An article in the January issue of Ragan’s Grapevine, reprinted from Ragan’s Web Content Report, lists what content managers consider to be content coups of 2005, predicted to become trends for improving online efforts for 2006.
1. Improving your site and generating feedback
The Siemens USA web team recently implemented an exit survey on its site to learn about its 90,000 monthly web visitors’ online needs, wants and habits at a cost of roughly $5,000.00 a year.
The survey is offered to every 100th web visitor through a pop-up window. Visitors who agree to accomplish it find 10-15 questions on their overall satisfaction with the site, how it met their needs, why they visited, why they decided to leave, and how the site and its content could be improved, among others.
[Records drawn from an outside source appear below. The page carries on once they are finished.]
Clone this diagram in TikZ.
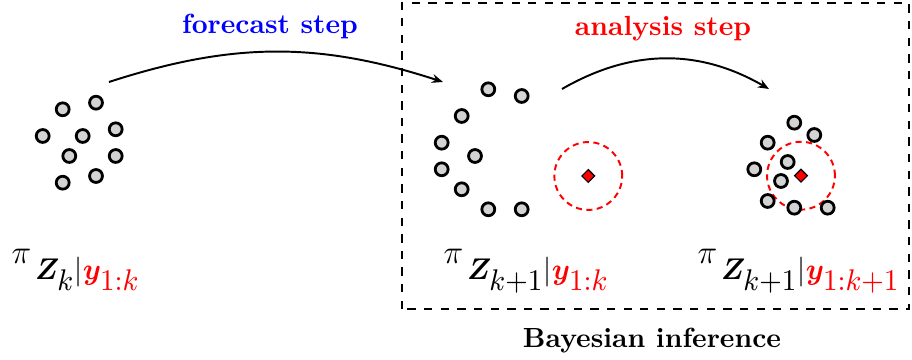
\documentclass[tikz,border=0pt]{standalone}
\usepackage{amsmath,bm,graphicx}
\usetikzlibrary{positioning,arrows.meta,shapes.geometric}
\definecolor{fcblue}{HTML}{0000FF}
\definecolor{anred}{HTML}{FF0000}
\definecolor{partgray}{HTML}{D3D3D3}
\DeclareMathSizes{12}{12}{9}{9}
\newcommand{\postlabel}[2]{{\fontsize{13}{15}\selectfont$\pi$}\hspace{1.4pt}\raisebox{-6pt}{\scalebox{1.13}[1.2]{$\scriptstyle\bm{Z}_{#1}|\textcolor{anred}{\bm{y}_{#2}}$}}}
\tikzset{
  particle/.style={circle,draw=black,fill=partgray,line width=1pt,inner sep=0pt,minimum size=4.66pt},
  obsregion/.style={circle,draw=anred,dash pattern=on 2.2pt off 1.6pt,line width=0.7pt,inner sep=0pt,minimum size=24.5pt},
  obsmark/.style={diamond,draw=black,fill=anred,line width=0.4pt,inner sep=0pt,minimum size=4.8pt},
  steparrow/.style={line width=0.7pt,-{Stealth[length=4pt,width=3.2pt]}},
  postlabelnode/.style={anchor=base west,inner sep=0pt,font=\large}
}
\begin{document}
\begin{tikzpicture}[x=0.361pt,y=0.361pt]
\useasboundingbox (0,0) rectangle (912,360);
% Bayesian inference box (dashed) round the two right-hand ensembles
\draw[dashed,line width=0.7pt] (402,51) rectangle (909,357);
\node[font=\bfseries] (bayes) at (652,19) {Bayesian inference};
% Observation regions: dashed circle with the observation mark
\node[obsregion] (obs-mid) at (588.3,184) {};
\node[obsregion] (obs-right) at (801,184.3) {};
% Ensembles: prior at k, forecast at k+1, analysis at k+1
\foreach \px/\py [count=\i] in {62.7/250.7,96/257.3,42.7/224,82.7/224,115.7/230.7,69.3/204,115.7/204,62.7/177.3,96/184}
  \node[particle] (left\i) at (\px,\py) {};
\foreach \px/\py [count=\i] in {488.3/270.7,521.7/264,461.7/244,441.7/217.3,475/204,441.7/190.7,461.7/170.7,488.3/150.7,521.7/150.7}
  \node[particle] (mid\i) at (\px,\py) {};
\foreach \px/\py [count=\i] in {794.3/237.3,814.3/225,767.7/217.3,787.7/198,754.3/190.7,781/179,767.7/159,794.3/152.3,827.7/152.3}
  \node[particle] (right\i) at (\px,\py) {};
\node[obsmark] (mark-mid) at (obs-mid.center) {};
\node[obsmark] (mark-right) at (obs-right.center) {};
% Step arrows and their titles
\coordinate (fc-start) at (109,278);
\coordinate (fc-end) at (443,278);
\draw[steparrow] (fc-start) to[bend left=18] (fc-end);
\node[font=\bfseries,text=fcblue] (fc-title) at (270,333) {forecast step};
\coordinate (an-start) at (562,271);
\coordinate (an-end) at (769,271);
\draw[steparrow] (an-start) to[bend left=30] (an-end);
\node[font=\bfseries,text=anred] (an-title) at (663,331) {analysis step};
% Posterior / predictive labels
\node[postlabelnode] (lab-left) at (11,96.7) {\postlabel{k}{1:k}};
\node[postlabelnode] (lab-mid) at (443,96.7) {\postlabel{k+1}{1:k}};
\node[postlabelnode] (lab-right) at (697,96.7) {\postlabel{k+1}{1:k+1}};
\end{tikzpicture}
\end{document}
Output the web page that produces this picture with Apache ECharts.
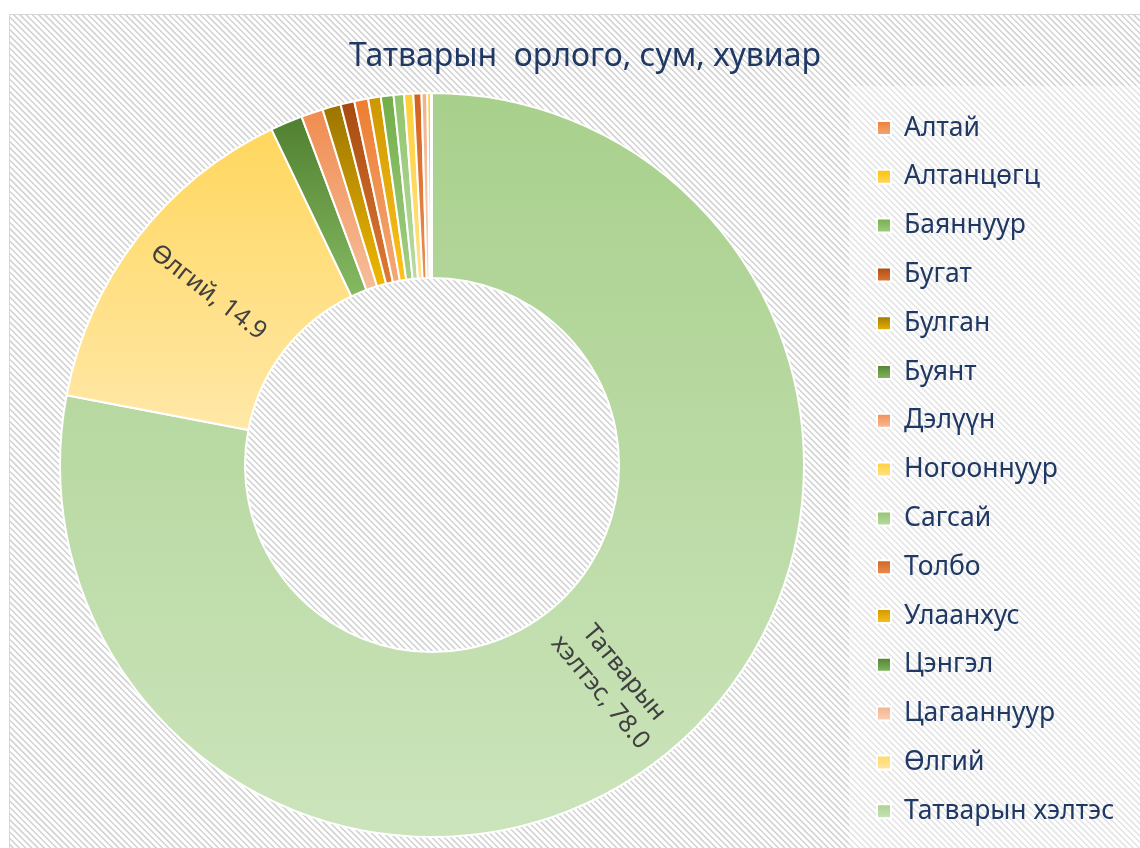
<!DOCTYPE html>
<html>
<head>
<meta charset="utf-8">
<script src="https://cdn.jsdelivr.net/npm/echarts@6/dist/echarts.min.js"></script>
<style>
  html, body { margin: 0; padding: 0; background: #fff; }
  #bg {
    position: absolute; left: 9px; top: 14px; width: 1131px; height: 834px;
    border-top: 1px solid #d6d6d6; border-left: 1px solid #d6d6d6;
    background: repeating-linear-gradient(45deg, #ffffff 0px, #ffffff 1.8px, #d6d6d6 2.3px, #d6d6d6 3.5px, #ffffff 4.0px, #ffffff 4.4px);
  }
  #main { position: absolute; left: 0; top: 0; width: 1140px; height: 848px; }
</style>
</head>
<body>
<div id="bg"></div>
<div id="main"></div>
<script>
// Data (slice order, clockwise from 12 o'clock)
const sliceNames = ['Татварын хэлтэс', 'Өлгий', 'Буянт', 'Дэлүүн', 'Булган', 'Бугат', 'Алтай', 'Улаанхус', 'Баяннуур', 'Сагсай', 'Ногооннуур', 'Толбо', 'Цагааннуур', 'Алтанцөгц', 'Цэнгэл'];
const sliceValues = [78.0, 14.9, 1.4, 0.95, 0.8, 0.6, 0.6, 0.55, 0.55, 0.45, 0.4, 0.35, 0.25, 0.15, 0.05];
// Legend order
const legendNames = ['Алтай', 'Алтанцөгц', 'Баяннуур', 'Бугат', 'Булган', 'Буянт', 'Дэлүүн', 'Ногооннуур', 'Сагсай', 'Толбо', 'Улаанхус', 'Цэнгэл', 'Цагааннуур', 'Өлгий', 'Татварын хэлтэс'];
const titleText = 'Татварын  орлого, сум, хувиар';

// Styles
const colorMap = {
  'Алтай': ['#ED7D31', '#F4A877'],
  'Алтанцөгц': ['#FFC000', '#FFD966'],
  'Баяннуур': ['#70AD47', '#A3CF86'],
  'Бугат': ['#A64A10', '#E07A35'],
  'Булган': ['#9A7400', '#F0B800'],
  'Буянт': ['#4F7F30', '#86BA62'],
  'Дэлүүн': ['#F08C50', '#F6BE9A'],
  'Ногооннуур': ['#FFCF3A', '#FFE38A'],
  'Сагсай': ['#8FC46A', '#BBDBA5'],
  'Толбо': ['#D0621E', '#EE8F52'],
  'Улаанхус': ['#CC9600', '#FFC21A'],
  'Цэнгэл': ['#4F7F30', '#86BA62'],
  'Цагааннуур': ['#F4B08A', '#F9D2BA'],
  'Өлгий': ['#FFD75E', '#FFE8A8'],
  'Татварын хэлтэс': ['#A8D08C', '#CCE4BC']
};
function grad(name) {
  const c = colorMap[name];
  return { type: 'linear', x: 0, y: 0, x2: 0, y2: 1, colorStops: [{ offset: 0, color: c[0] }, { offset: 1, color: c[1] }] };
}

const seriesData = sliceNames.map((n, i) => ({
  name: n,
  value: sliceValues[i],
  itemStyle: { color: grad(n) },
  label: { show: sliceValues[i] > 5 }
}));

const fontFam = '"Noto Sans", "Open Sans", sans-serif';
const chart = echarts.init(document.getElementById('main'), null, { renderer: 'canvas' });
chart.setOption({
  backgroundColor: 'transparent',
  animation: false,
  title: {
    text: titleText,
    left: 580, top: 36, textAlign: 'center',
    textStyle: { color: '#1F3864', fontSize: 32, fontWeight: 'normal', fontFamily: fontFam }
  },
  legend: {
    orient: 'vertical',
    data: legendNames,
    left: 849, top: 86,
    height: 800,
    padding: [27, 30, 26, 27],
    backgroundColor: 'rgba(255,255,255,0.4)',
    icon: 'rect',
    itemWidth: 14, itemHeight: 14,
    itemGap: 18.8,
    textStyle: { color: '#1F3864', fontSize: 26.5, lineHeight: 30, fontFamily: fontFam, padding: [0, 0, 0, 8] }
  },
  series: [{
    type: 'pie',
    center: [432, 465],
    radius: [187, 372],
    startAngle: 90,
    clockwise: true,
    avoidLabelOverlap: false,
    itemStyle: { borderColor: '#ffffff', borderWidth: 2 },
    label: {
      position: 'inside',
      rotate: 'radial',
      color: '#404040',
      fontSize: 25,
      lineHeight: 31,
      fontFamily: fontFam,
      formatter: p => p.name.replace(' ', '\n') + ', ' + p.value.toFixed(1)
    },
    labelLine: { show: false },
    emphasis: { disabled: true },
    data: seriesData
  }]
});
</script>
</body>
</html>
More than 700 responses have been received since September, mostly positive, with more than 60 percent saying they were looking for products, services or jobs, and majority saying they found what they needed. This information has been used in prioritizing web content efforts, focusing on product and job sections.
Colgate University, for its part, has created an informal focus group - composed of first year students - which it meets with regularly for ongoing feedback on its site. Since the students expressed their desire for more photographs, the web staff improved the photos and multimedia section and is developing video content to revamp the site’s virtual tour.
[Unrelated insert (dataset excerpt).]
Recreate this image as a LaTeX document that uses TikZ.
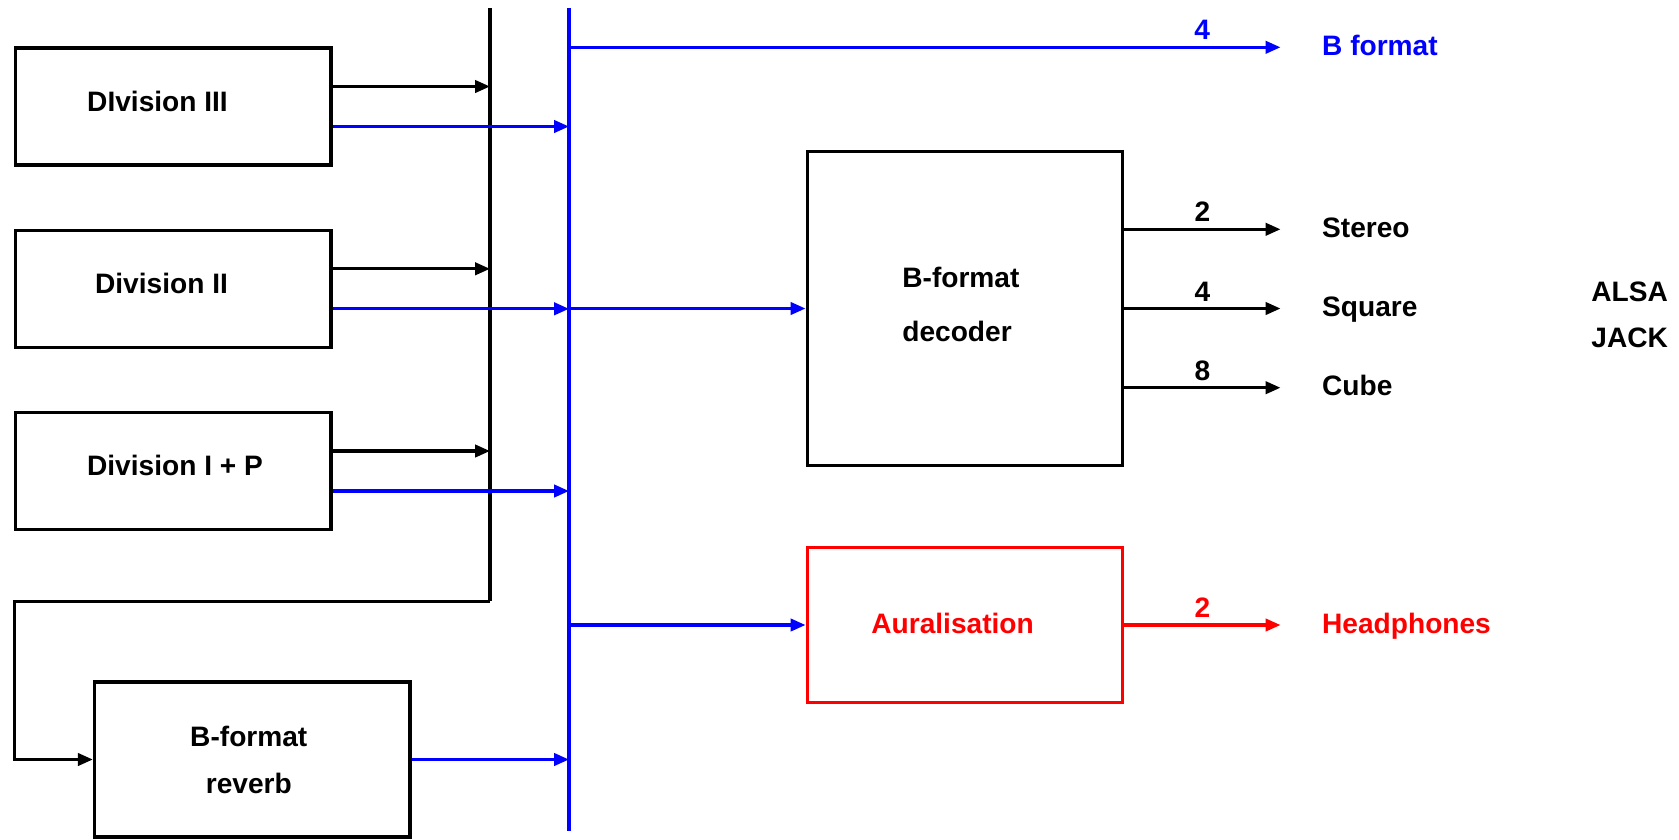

The web team of the University of Maryland in Baltimore Country (UMBC), on the other hand, posted a sneak preview of ideas for its home page and portal redesign through a blog on its home page, and asked visitors to comment. The team then bowed to calls for major changes in design and layout, and decided to launch a new site in the summer of 2006. A new web team blog was created to update visitors on the redesign process and encouraging further comments.
2. Integrating print and online media efforts
The article emphasizes that “the most effective Web teams are those that work closely with other departments.”
Colgate University’s web team repackaged content of its communications team’s print article interviewing alumni from around the world, current students and administrators to provide high school students with tips on what it takes to be successful at Colgate and beyond. It now features video clips of interview highlights on its home page and has distributed the article content throughout the site.
Conversely, the University’s associate director of media relations, Caroline Jenkins, used a web article written by director of Web content Timothy O’Keeffe - about a collection of drawings by Aboriginal children that was rediscovered in Colgate’s art gallery - in a successful PR pitch to The New York Times.
3. Adding podcasts to your site to more effectively meet visitors’ information needs
Online destination travel site Vegas.com, with 1.8 million daily visitors, recently added the weekly podcast “Vegas in 5″ to its site, covering what’s happening in Las Vegas. It has since generated more than 2,000 subscribers, with the marketing staff promoting it through search engine optimization and directory submissions, including iTunes.
Bryan Allison, senior director of marketing, says, “We knew that podcast users would want authentic content and not a lot of commercial calls-to-action.” He advises that podcasts should:
- add value;
- be entertaining; and
- not be too commercial.
4. Generating internal support and cooperation for your Communication Management System (CMS)
The web team at Colgate University has brought in 26 department and program web sites to its CMS and main site last year and plans to bring in the remaining 10 sites this year.
They did it by meeting with administrative assistants or department chairs to explain why being in the CMS will work better, and how they will help now and in the future. They pointed out that the CMS makes it easier to keep pages updated and integration with the main site results in fewer redundancies. They also stress the importance of consistent navigation across sites for visitors.
O’Keefe says, “Not everyone likes the more standardized look. But often they come to realize their pages were too time-consuming to maintain and were being neglected.”
5. Increasing traffic and improving online presence via RSS
The Blue Cross Blue Shield Association’s (BCBSA) Health Issues web site saw a 41.3 percent growth rate this year from last year’s 5.7 percent even without any advertising budget. Publicity was done through RSS feeds delivering relevant headlines on the site’s issues, including medical liability reform, rising drug prices, the uninsured, and press releases for countrywide health-care plans.
Each issue has a section where users can view recent news and sign up for newsletters and/or an RSS feed. The web team provided a step-by-step instruction page for users interested in subscribing to RSS.
The RSS feeds have increased traffic to the site as well as online visibility through mentions in several blogs and like-minded sites, leading to a 150 percent increase in links and an improvement in search engine rankings.
6. Building a better site with a better relationship with IT
The UMBC scored in 2005 by hiring a campus Web architect, Jackie Ward, who has both a solid journalism background and technical know-how.
The Colgate University web team, on the other hand, held a one-day conference for both content managers and IT developers to share new ideas, successes and challenges. A wiki was used to interact with participants and to share additional research and follow-up on ideas discussed at the event.
These best practices are available for replication in your organization.